Most people -- even outside academia -- have heard of the prestigious Fulbright scholarship. But few probably appreciate the wide diversity of the program, in terms of geography, recipients and subject matter.

About 40 faculty members and nine students from Old Dominion University have received a Fulbright award - four of them within the past year.

"It gives me the opportunity to follow my passion," said Old Dominion's most recent recipient, Deborah Gray, director of the family nurse practitioner program.

She leaves in August for the University of Botswana in southern Africa to increase access to health care.

Old Dominion's other recent Fulbright recipients are:

  • Rodger Harvey, a professor of ocean, earth & atmospheric sciences, who studied ocean activity in the Barents Sea off Norway earlier this year. He documented his Fulbright experiences, including watching reindeer racing, on a blog on the website of ODU's Office of Research.
  • Sharon Raver-Lampman, a professor of communication disorders and special education, helped train special education teachers in Armenia during the spring semester.
  • Dean Roughton, a doctoral student in the Darden College of Education's Community College Leadership program, traveled to Russia for two weeks to study international education.

Karen Eck, assistant vice president for research, said: "The real reason a Fulbright scholarship is so coveted is that it's such a unique, potentially life-changing experience that seeks a diverse group of people."
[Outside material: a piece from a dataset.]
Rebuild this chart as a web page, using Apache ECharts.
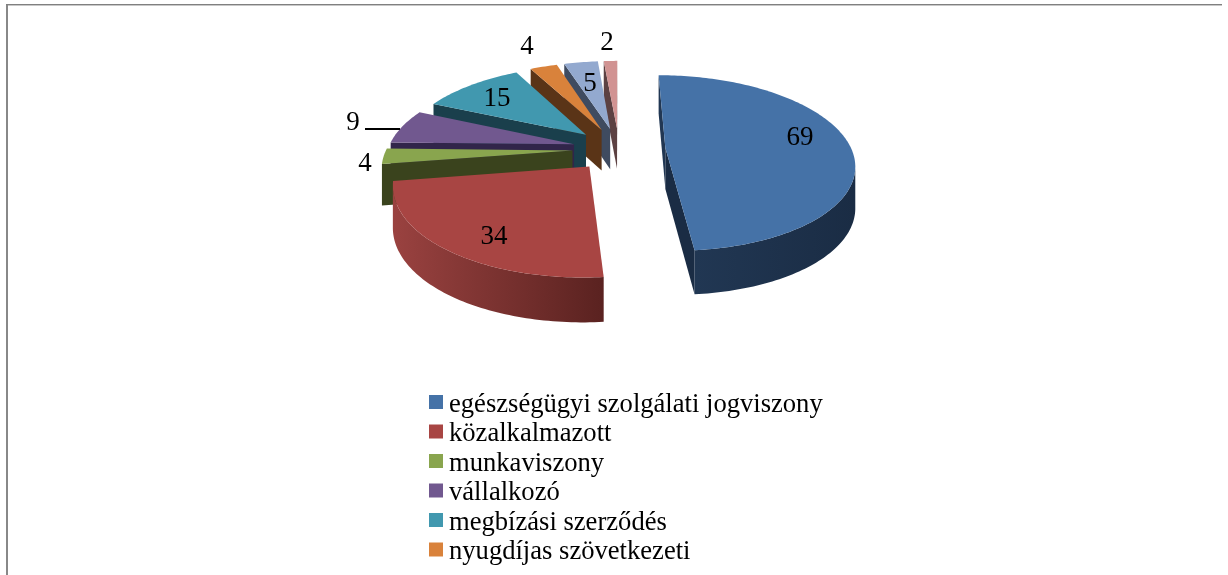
<!DOCTYPE html>
<html>
<head>
<meta charset="utf-8">
<style>
  html, body { margin: 0; padding: 0; background: #fff; }
  #chart { width: 1228px; height: 575px; }
</style>
<script src="https://cdn.jsdelivr.net/npm/echarts@6/dist/echarts.min.js"></script>
</head>
<body>
<div id="chart"></div>
<script>
// only six legend rows fit in the picture, the last two slices have no visible name
const categories = [
  'egészségügyi szolgálati jogviszony',
  'közalkalmazott',
  'munkaviszony',
  'vállalkozó',
  'megbízási szerződés',
  'nyugdíjas szövetkezeti',
]
const values = [69, 34, 4, 9, 15, 4, 5, 2]

const topColors = ['#4572a7', '#a84543', '#89a54e', '#71588f', '#4198af', '#d9823b', '#93a9cf', '#d19392']
const wallLeft = ['#213753', '#9a4240', '#3a431d', '#31254a', '#1a3f4c', '#5a3417', '#3f4b60', '#5c4142']
const wallRight = ['#1a2c44', '#5a2220', '#3a431d', '#31254a', '#1a3f4c', '#5a3417', '#3f4b60', '#5c4142']
const labelAnchors = [[800, 138], [494, 237], [365, 164], [353, 123], [497, 99], [527, 47], [590, 84], [607, 43]]

// pie projection, fitted on the picture
const CX = 619, CY = 149
const RX = 186, RY = 85.5
const PERSP = 0.17
const EXPLODE = 0.25
const WALL = 41

const total = values.reduce((a, b) => a + b, 0)
const TAU = Math.PI * 2

function project(x, y) {
  const s = 1 / (1 - PERSP * y)
  return { x: CX + RX * x * s, y: CY + RY * y * s, s }
}
function topPt(x, y) {
  const p = project(x, y)
  return [p.x, p.y]
}
function bottomPt(x, y) {
  const p = project(x, y)
  return [p.x, p.y + WALL * Math.pow(p.s, 0.4)]
}
// a wall is seen when its outward normal points to the camera
function facing(nx, ny, px, py) {
  return nx * (0 - px) + ny * (1 / PERSP - py) > 0
}

function poly(points, fill) {
  return { type: 'polygon', shape: { points }, style: { fill } }
}

function sliceShapes(index) {
  let before = 0
  for (let i = 0; i < index; i++) before += values[i]
  const a1 = before / total * TAU
  const a2 = (before + values[index]) / total * TAU
  const mid = (a1 + a2) / 2
  const ox = Math.sin(mid) * EXPLODE
  const oy = -Math.cos(mid) * EXPLODE
  const rim = (a) => [ox + Math.sin(a), oy - Math.cos(a)]

  const children = []
  const steps = Math.max(8, Math.ceil((a2 - a1) / 0.02))

  // flat cut faces
  const r1 = rim(a1), r2 = rim(a2)
  if (facing(-Math.cos(a1), -Math.sin(a1), ox, oy)) {
    children.push(poly([topPt(ox, oy), topPt(r1[0], r1[1]), bottomPt(r1[0], r1[1]), bottomPt(ox, oy)], wallLeft[index]))
  }
  if (facing(Math.cos(a2), Math.sin(a2), ox, oy)) {
    children.push(poly([topPt(ox, oy), topPt(r2[0], r2[1]), bottomPt(r2[0], r2[1]), bottomPt(ox, oy)], wallRight[index]))
  }

  // outer rim, visible part only
  const upper = [], lower = []
  for (let k = 0; k <= steps; k++) {
    const a = a1 + (a2 - a1) * k / steps
    const r = rim(a)
    if (facing(Math.sin(a), -Math.cos(a), r[0], r[1])) {
      upper.push(topPt(r[0], r[1]))
      lower.unshift(bottomPt(r[0], r[1]))
    }
  }
  if (upper.length > 1) {
    const pts = upper.concat(lower)
    const xs = pts.map((p) => p[0])
    const fill = new echarts.graphic.LinearGradient(
      Math.min(...xs), 0, Math.max(...xs), 0,
      [{ offset: 0, color: wallLeft[index] }, { offset: 1, color: wallRight[index] }],
      true
    )
    children.push(poly(pts, fill))
  }

  // top face
  const face = [topPt(ox, oy)]
  for (let k = 0; k <= steps; k++) {
    const r = rim(a1 + (a2 - a1) * k / steps)
    face.push(topPt(r[0], r[1]))
  }
  children.push(poly(face, topColors[index]))

  children.push({
    type: 'text',
    z2: 20,
    style: {
      text: String(values[index]),
      x: labelAnchors[index][0],
      y: labelAnchors[index][1],
      align: 'center',
      verticalAlign: 'middle',
      font: '27px "Liberation Serif"',
      fill: '#000',
    },
  })
  return children
}

const chart = echarts.init(document.getElementById('chart'))

chart.setOption({
  backgroundColor: '#fff',
  animation: false,
  color: topColors,
  legend: {
    orient: 'vertical',
    left: 429,
    top: 391.5,
    padding: 0,
    itemWidth: 14,
    itemHeight: 14,
    itemGap: 2.5,
    icon: 'rect',
    data: categories,
    formatter: '{t|{name}}',
    textStyle: {
      fontFamily: 'Liberation Serif',
      fontSize: 26.6,
      color: '#000',
      rich: {
        t: {
          fontFamily: 'Liberation Serif',
          fontSize: 26.6,
          color: '#000',
          padding: [6, 0, 0, 1],
        },
      },
    },
    selectedMode: false,
  },
  graphic: [
    { type: 'rect', shape: { x: 6, y: 4, width: 1216, height: 1 }, style: { fill: '#808080' }, silent: true },
    { type: 'rect', shape: { x: 6, y: 5, width: 1216, height: 1 }, style: { fill: '#c8c8c8' }, silent: true },
    { type: 'rect', shape: { x: 6, y: 5, width: 2, height: 570 }, style: { fill: '#888' }, silent: true },
    { type: 'line', shape: { x1: 365, y1: 129, x2: 400, y2: 129 }, style: { stroke: '#000', lineWidth: 2 }, silent: true, z: 60 },
  ],
  series: values.map((v, i) => ({
    type: 'custom',
    name: categories[i] || 'slice ' + (i + 1),
    coordinateSystem: 'none',
    silent: true,
    z: 30 - i * 2,
    itemStyle: { color: topColors[i] },
    data: [[v]],
    renderItem: () => ({ type: 'group', children: sliceShapes(i) }),
  })),
})

window.addEventListener('resize', () => chart.resize())
</script>
</body>
</html>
The international exchange program is named after J. William Fulbright, a Democratic senator from Arkansas from 1945 to 1974. In 1946, he sponsored legislation to use sales of World War II surplus materials to fund scholarships, which he believed would foster peace.
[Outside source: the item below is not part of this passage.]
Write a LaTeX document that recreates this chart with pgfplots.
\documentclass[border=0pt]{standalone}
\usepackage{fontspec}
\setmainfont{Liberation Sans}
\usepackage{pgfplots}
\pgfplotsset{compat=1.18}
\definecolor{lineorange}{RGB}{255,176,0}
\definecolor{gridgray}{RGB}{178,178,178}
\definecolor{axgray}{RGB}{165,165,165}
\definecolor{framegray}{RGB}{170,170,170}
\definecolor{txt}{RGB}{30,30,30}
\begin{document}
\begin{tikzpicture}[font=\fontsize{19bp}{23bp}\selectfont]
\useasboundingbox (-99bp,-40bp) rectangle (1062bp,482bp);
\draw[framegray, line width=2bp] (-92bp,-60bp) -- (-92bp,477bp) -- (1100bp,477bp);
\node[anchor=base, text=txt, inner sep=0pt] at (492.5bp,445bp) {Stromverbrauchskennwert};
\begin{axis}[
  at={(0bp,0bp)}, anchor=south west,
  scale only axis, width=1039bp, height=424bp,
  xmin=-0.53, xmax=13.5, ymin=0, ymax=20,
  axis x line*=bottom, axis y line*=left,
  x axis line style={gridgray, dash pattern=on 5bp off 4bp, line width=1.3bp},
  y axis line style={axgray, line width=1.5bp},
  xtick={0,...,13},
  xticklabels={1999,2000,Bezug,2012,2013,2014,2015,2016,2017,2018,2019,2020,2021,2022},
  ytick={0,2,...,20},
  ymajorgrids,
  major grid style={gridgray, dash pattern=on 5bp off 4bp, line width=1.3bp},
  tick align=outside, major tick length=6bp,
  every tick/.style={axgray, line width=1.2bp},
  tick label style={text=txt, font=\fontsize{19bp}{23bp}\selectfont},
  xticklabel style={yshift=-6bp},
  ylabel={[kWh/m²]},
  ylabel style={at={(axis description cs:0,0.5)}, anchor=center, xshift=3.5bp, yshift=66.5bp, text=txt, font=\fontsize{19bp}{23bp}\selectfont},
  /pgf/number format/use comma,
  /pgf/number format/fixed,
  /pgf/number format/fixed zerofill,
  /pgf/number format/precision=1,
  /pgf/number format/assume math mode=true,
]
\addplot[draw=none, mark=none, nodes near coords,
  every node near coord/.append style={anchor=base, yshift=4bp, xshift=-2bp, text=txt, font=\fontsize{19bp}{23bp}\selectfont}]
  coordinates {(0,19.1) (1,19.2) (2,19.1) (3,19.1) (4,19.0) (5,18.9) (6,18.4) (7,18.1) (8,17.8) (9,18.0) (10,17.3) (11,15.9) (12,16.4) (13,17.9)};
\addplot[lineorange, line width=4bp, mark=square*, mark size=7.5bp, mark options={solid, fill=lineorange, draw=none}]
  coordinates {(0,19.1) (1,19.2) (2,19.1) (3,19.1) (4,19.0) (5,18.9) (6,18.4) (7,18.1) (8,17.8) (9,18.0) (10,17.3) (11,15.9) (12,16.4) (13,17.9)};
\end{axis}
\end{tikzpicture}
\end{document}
Recipients, including faculty members, professionals and students, travel abroad to undertake projects consistent with the program's mission of diplomacy. Citizens from nearly 160 nations come to the United States to do the same.

About 370,000 people have participated in the Fulbright program, including glass sculptor Dale Chihuly - whose work will be exhibited at ODU's Barry Arts Museum when it opens in the fall - composer Aaron Copland and actor John Lithgow.

"There's a misconception that Fulbright is elitist or just for those with superior intellectual, economic or social status," said Sharon Pitney, outreach coordinator for Old Dominion's Office of International Programs. "I think there's a Fulbright for everyone."

But it's not easy to win the award. About 20 percent of the applicants receive the nearly 8,000 annual grants, which cover up to a year of study.

"Students struggle with 'How do I sell myself?'" Pitney said. "But at the same time, it helps them build confidence and teaches them how to express why they're a better candidate than other people - both transferable job skills."

Old Dominion's Office of International Programs and Office of Research offer group and individual information sessions and provide faculty Fulbright alumni as mentors.

Old Dominion has also benefited from the influx of Fulbright recipients, such as Miguel Jarrin, who have come to campus.

Jarrin, a doctoral student from Quito, Ecuador, is studying engineering management and systems engineering at the University. He would recommend it to others.

"Norfolk is a small and calm place," Jarrin said. "It lets me study and concentrate. People are used to seeing international people. It must be because of ODU and the military, which is a relief when we see expressions of xenophobia in other cities."